Cascarilla, il tocco di seta di Montevideo
Ott 25, 2025

Dal Racing al Nacional, fino ai fasti d’Europa con l’Austria Vienna: la storia di Julio César Morales, l’uomo dal sinistro magico che riportò l’Uruguay sul tetto del mondo

Era nato a Montevideo, in una mattina d’estate del 16 febbraio 1945, e il destino gli aveva regalato un piede sinistro che valeva più dell’oro. Julio César Morales, per tutti “Cascarilla”, non era solo un’ala sinistra: era un artista, un pittore del calcio che usava la palla come pennello e il campo come tela.

Nel Nacional nella finalissima della Coppa Intercontinentale, vinta contro il Nottingham Forest


Debuttò a soli sedici anni nel Racing, dove bastarono poche partite per far capire che quel ragazzo aveva qualcosa di speciale. Aveva leggerezza, intuizione, un tocco che sembrava carezzare la sfera e poi, all’improvviso, la trasformava in un proiettile impossibile da leggere per i portieri. Dopo tre stagioni, nel 1965, arrivò la chiamata che gli avrebbe cambiato la vita: il Nacional.

Con la maglia bianca dei tricolores, “Cascarilla” vinse tutto. Cinque campionati uruguayani – tra cui un leggendario tetracampeonato dal 1969 al 1972 – e, soprattutto, la gloria internazionale: la Copa Libertadores e la Coppa Intercontinentale nel 1971, seguite dalla Copa Interamericana nel 1972. In quegli anni, il Nacional era una squadra invincibile, e lui ne era il motore poetico, l’ala che apriva i cieli con la sua sinistra.

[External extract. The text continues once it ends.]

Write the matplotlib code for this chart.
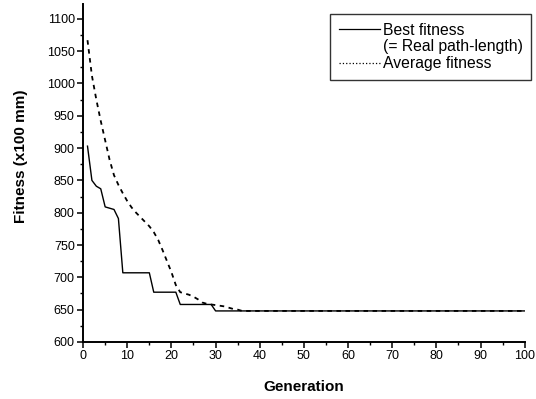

Julio Morales nell’Austria Vienna


Poi arrivò il tempo dell’avventura. Nel 1973 partì per l’Austria, terra di Mozart e valzer, per vestire la maglia dell’Austria Vienna. L’impatto non fu facile: un infortunio lo tenne lontano dal debutto e, per un momento, sembrò che il richiamo di casa fosse più forte. Ma Morales non era tipo da arrendersi. Quando tornò in campo, lo fece come un direttore d’orchestra: due campionati vinti (1976 e 1978), due coppe nazionali (1974 e 1977) e una finale europea, la Recopa del 1978, persa contro l’Anderlecht. Ma l’Europa aveva scoperto il suo talento, tanto che in Austria lo chiamavano “il Pelé bianco”.

Quando decise di tornare in Uruguay, gli offrirono un assegno in bianco per restare. Lui sorrise e disse di no. Il richiamo del Nacional era più forte del denaro, più forte persino della fama. Secondo la leggenda, al suo rientro, il Peñarol stava per ingaggiarlo ma non mandò nessuno ad accoglierlo in aeroporto. Bastò un colpo d’astuzia del presidente del Nacional, Miguel Restuccia, e “Cascarilla” tornò a casa, dove era sempre appartenuto.

Morales con Ruben Paz e Fernando Álvez al Mundialito del 1980



Il 1980 fu il suo anno della rinascita. Con due gol in un Clásico memorabile, Morales regalò al Nacional la qualificazione alla Libertadores e negò a Peñarol ogni speranza. Da lì in poi, la magia si compì di nuovo: Uruguayo, Libertadores e Intercontinentale. La “Triple Corona”. Quando appese gli scarpini nel 1982, lo fece come si chiude un romanzo perfetto: al culmine della leggenda.

Con la Celeste, Morales disputò 24 partite e segnò 11 gol. Tra questi, uno rimane inciso nella storia: il rigore contro l’Italia nella Copa de Oro del 1980-’81 – il “Mundialito” – che aprì la strada al successo firmato poi da Victorino. In finale, l’Uruguay batté il Brasile e tornò a guardare il mondo dall’alto, come ai tempi di Obdulio Varela e Schiaffino.



Julio César “Cascarilla” Morales non fu mai un calciatore qualunque. Fu un poeta del sinistro, un uomo che faceva sembrare facile ciò che per gli altri era impossibile. Quando il pallone lasciava il suo piede, sembrava che il tempo si fermasse. E forse, per chi lo ha visto giocare, ancora oggi si ferma un po’.